From Redshift to Real Space: Combining Linear Theory With Neural Networks
Edoardo Maragliano, Punyakoti Ganeshaiah Veena, Giulia Degni, Enzo Franco Branchini
TL;DR
This paper tackles redshift-space distortions in large-scale structure analyses by proposing a hybrid LT+NN reconstruction that merges physics-based linear theory with a neural network to map redshift-space halo fields to real space. The LT component corrects large-scale distortions while the NN learns quasi-linear and small-scale corrections, trained on 100 z=1 Quijote halo catalogs, yielding approximately $50\%$ lower MSE than LT alone and $\approx12\%$ lower than NN alone, with a cross-correlation to the true real-space field near unity ($r \approx 0.98$). It also improves two-point statistics, including BAO-scale features, and void measurements, at modest training data and compute cost, demonstrating a synergistic benefit from combining analytical models with machine learning.
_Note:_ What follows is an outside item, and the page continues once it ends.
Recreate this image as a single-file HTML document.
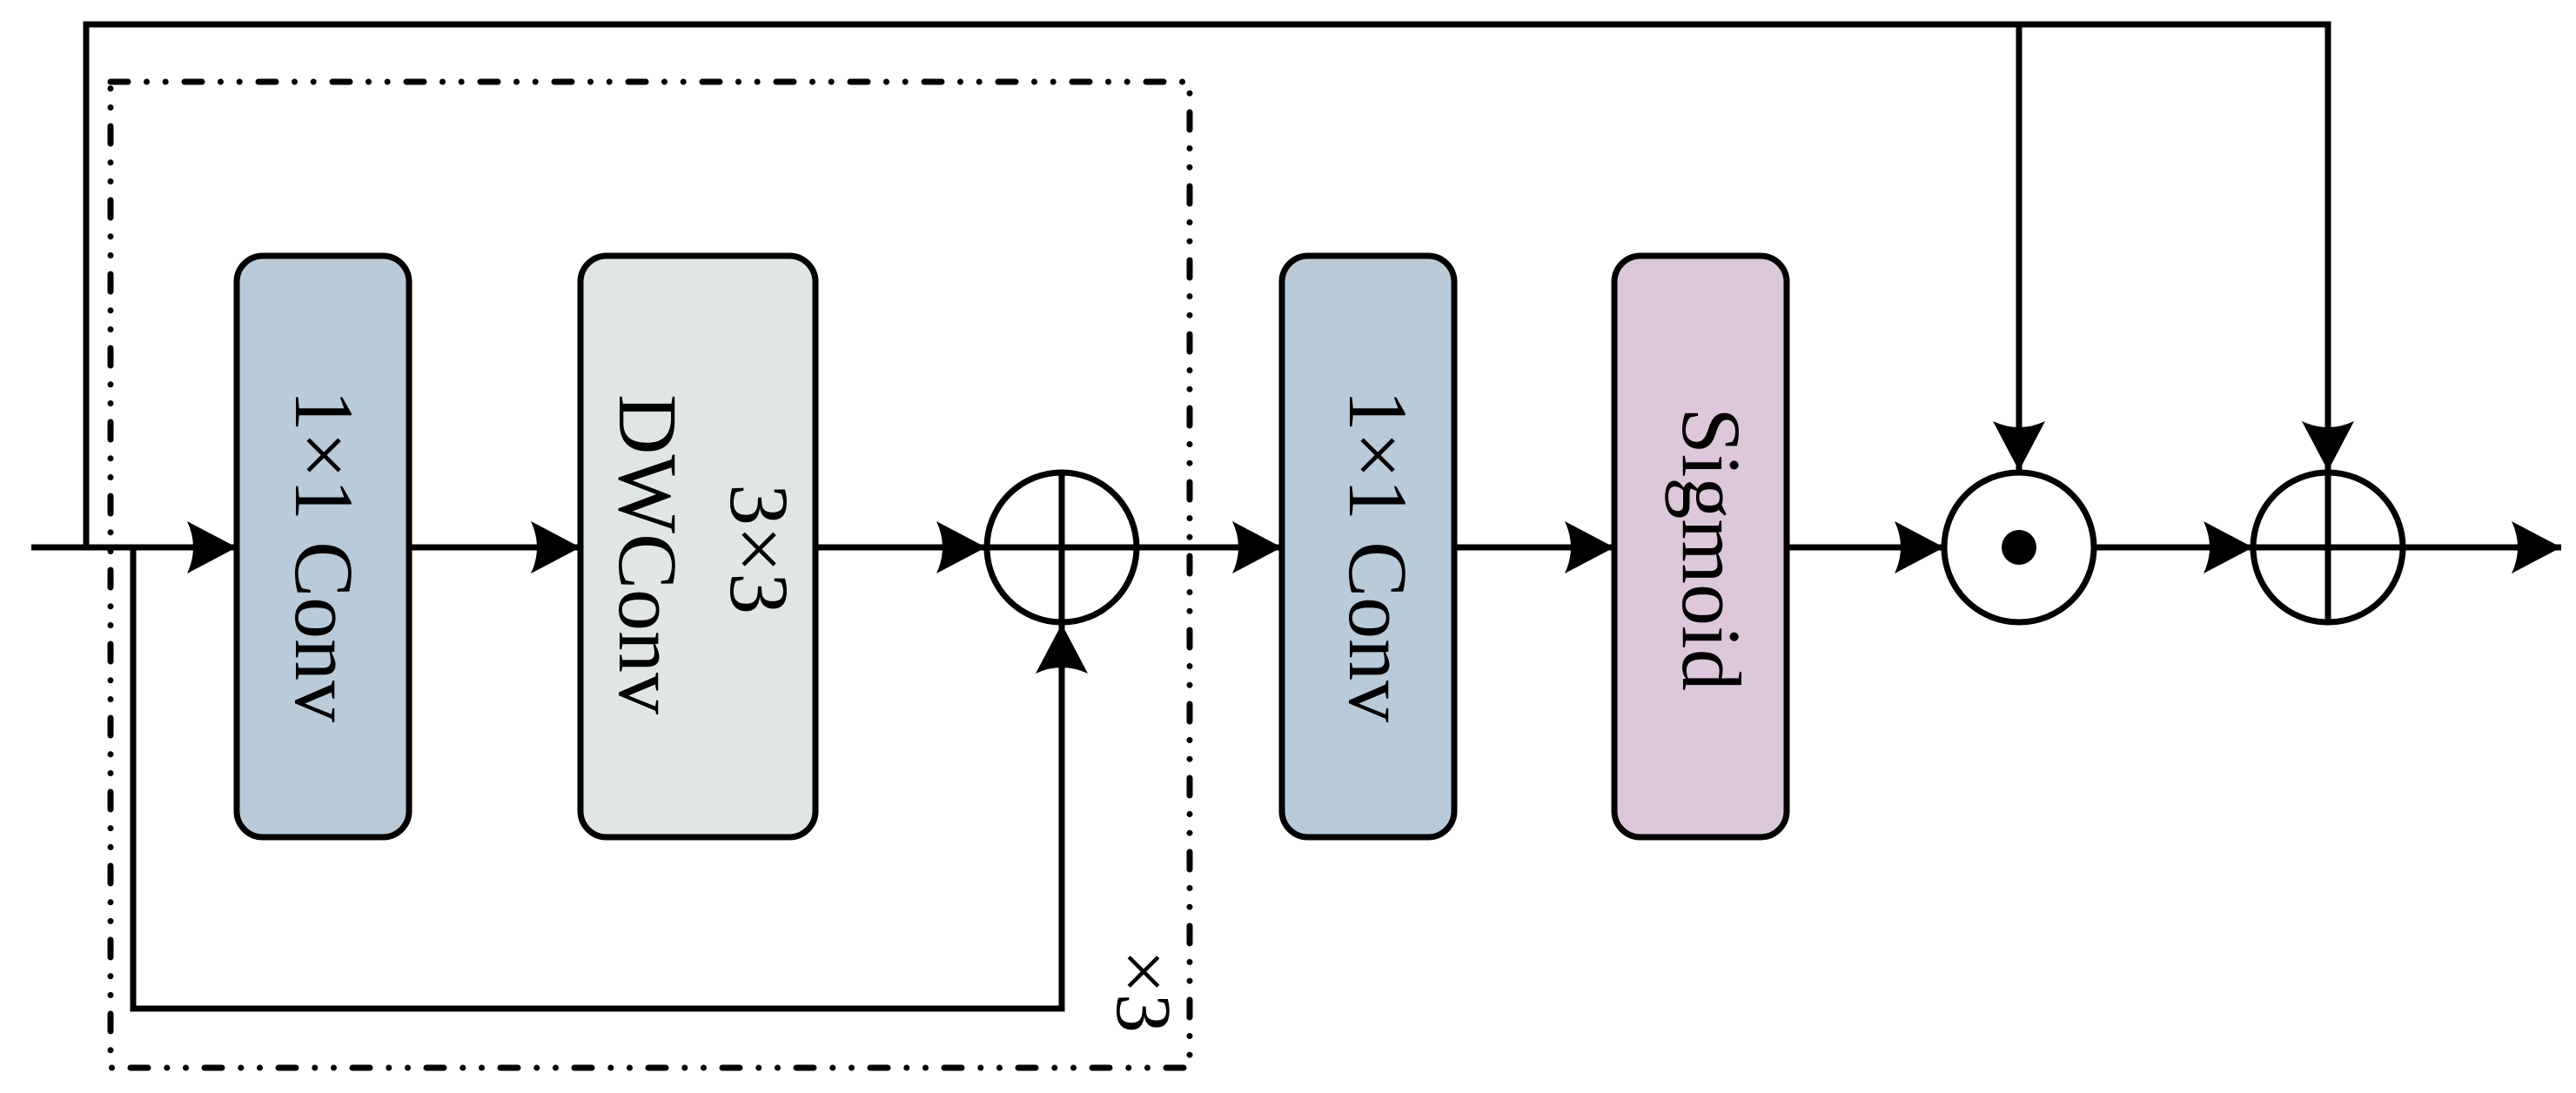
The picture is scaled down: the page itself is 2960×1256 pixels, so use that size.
<!DOCTYPE html>
<html><head><meta charset="utf-8"><style>html,body{margin:0;padding:0;background:#fff}svg{display:block}</style></head>
<body>
<svg width="2960" height="1256" viewBox="0 0 2960 1256" xmlns="http://www.w3.org/2000/svg">
<defs>
<marker id="ah" markerUnits="userSpaceOnUse" markerWidth="60" markerHeight="64" refX="57" refY="30" orient="auto">
<path d="M0,0 L57,30 L0,60 Q14,30 0,0 Z" fill="#000"/>
</marker>
</defs>
<g fill="none" stroke="#000" stroke-width="7">
<!-- dash-dot box -->
<rect x="127" y="94" width="1240" height="1133" stroke-width="7" stroke-linecap="round" stroke-dasharray="20 21.5 0 21.7 0 21.8"/>
<!-- top skip -->
<polyline points="99,629 99,28 2675,28 2675,541" marker-end="url(#ah)"/>
<line x1="2320" y1="28" x2="2320" y2="541" marker-end="url(#ah)"/>
<!-- main line segments -->
<line x1="36" y1="629" x2="272" y2="629" marker-end="url(#ah)"/>
<line x1="470" y1="629" x2="667" y2="629" marker-end="url(#ah)"/>
<line x1="937" y1="629" x2="1133" y2="629" marker-end="url(#ah)"/>
<line x1="1307" y1="629" x2="1473" y2="629" marker-end="url(#ah)"/>
<line x1="1671" y1="629" x2="1855" y2="629" marker-end="url(#ah)"/>
<line x1="2053" y1="629" x2="2234" y2="629" marker-end="url(#ah)"/>
<line x1="2406" y1="629" x2="2589" y2="629" marker-end="url(#ah)"/>
<line x1="2761" y1="629" x2="2943" y2="629" marker-end="url(#ah)"/>
<!-- inner skip loop -->
<polyline points="153,629 153,1159 1220,1159 1220,717" marker-end="url(#ah)"/>
<!-- boxes -->
<rect x="272" y="294" width="198" height="668" rx="30" fill="#b9cbd8"/>
<rect x="667" y="294" width="270" height="668" rx="30" fill="#e0e6e6"/>
<rect x="1473" y="294" width="198" height="668" rx="30" fill="#b9cbd8"/>
<rect x="1855" y="294" width="198" height="668" rx="30" fill="#dcc8da"/>
<!-- circles -->
<circle cx="1220" cy="629" r="86" fill="#fff"/>
<line x1="1134" y1="629" x2="1306" y2="629"/>
<line x1="1220" y1="543" x2="1220" y2="715"/>
<circle cx="2320" cy="629" r="86" fill="#fff"/>
<circle cx="2675" cy="629" r="86" fill="#fff"/>
<line x1="2589" y1="629" x2="2761" y2="629"/>
<line x1="2675" y1="543" x2="2675" y2="715"/>
</g>
<circle cx="2320" cy="629" r="20" fill="#000"/>
<g font-family="Liberation Serif, serif" font-size="96" fill="#000" text-anchor="middle">
<text transform="translate(340,639) rotate(90)">1×1 Conv</text>
<text transform="translate(1551,639) rotate(90)">1×1 Conv</text>
<text transform="translate(1934,631) rotate(90)">Sigmoid</text>
<text transform="translate(840,631) rotate(90)">3×3</text>
<text transform="translate(712,637) rotate(90)">DWConv</text>
<text font-size="90" transform="translate(1284,1139) rotate(90)">×3</text>
</g>
</svg>
</body></html>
The results indicate that the LT+NN hybrid can robustly reconstruct real-space fields from redshift-space data and holds promise for application to upcoming wide-field galaxy surveys, subject to validation on more realistic datasets and survey conditions.
Abstract
Spectroscopic redshift surveys are key tools to trace the large-scale structure (LSS) of the Universe and test the $Λ$CDM model. However, using redshifts as distance proxies introduces distortions in the 3D galaxy distribution. If uncorrected, these distortions lead to systematic errors in LSS analyses and cosmological parameter estimation. We present a new method that combines linear theory (LT) and a neural network (NN) to mitigate redshift space distortions (RSDs). The hybrid LT+NN approach is trained and validated on dark matter halo fields from z = 1 snapshots of the Quijote N-body simulations. LT corrects large-scale distortions in the linear regime, while the NN learns quasi-linear and small-scale features. The LT correction is applied first, then the NN is trained on the resulting fields to improve accuracy across scales. The method uses a Mean Squared Error (MSE) loss and yields significant performance gains: approximately 50% improvement over LT alone and 12% over NN alone. The reconstructed fields from the LT+NN method show stronger correlations with the true real-space fields than either LT or NN separately. The hybrid method also improves clustering statistics such as halo-halo and halo-void correlations, with benefits extending to BAO scales. Compared to NN-only, it provides better suppression of spurious anisotropies on large and quasi-linear scales, as measured by the quadrupole moments of correlation functions. This work shows that combining a physically motivated dynamical model with a machine learning algorithm leverages the strengths of both approaches. The LT+NN method achieves high accuracy with modest training data and computational cost, making it a promising tool for future applications to more realistic galaxy surveys.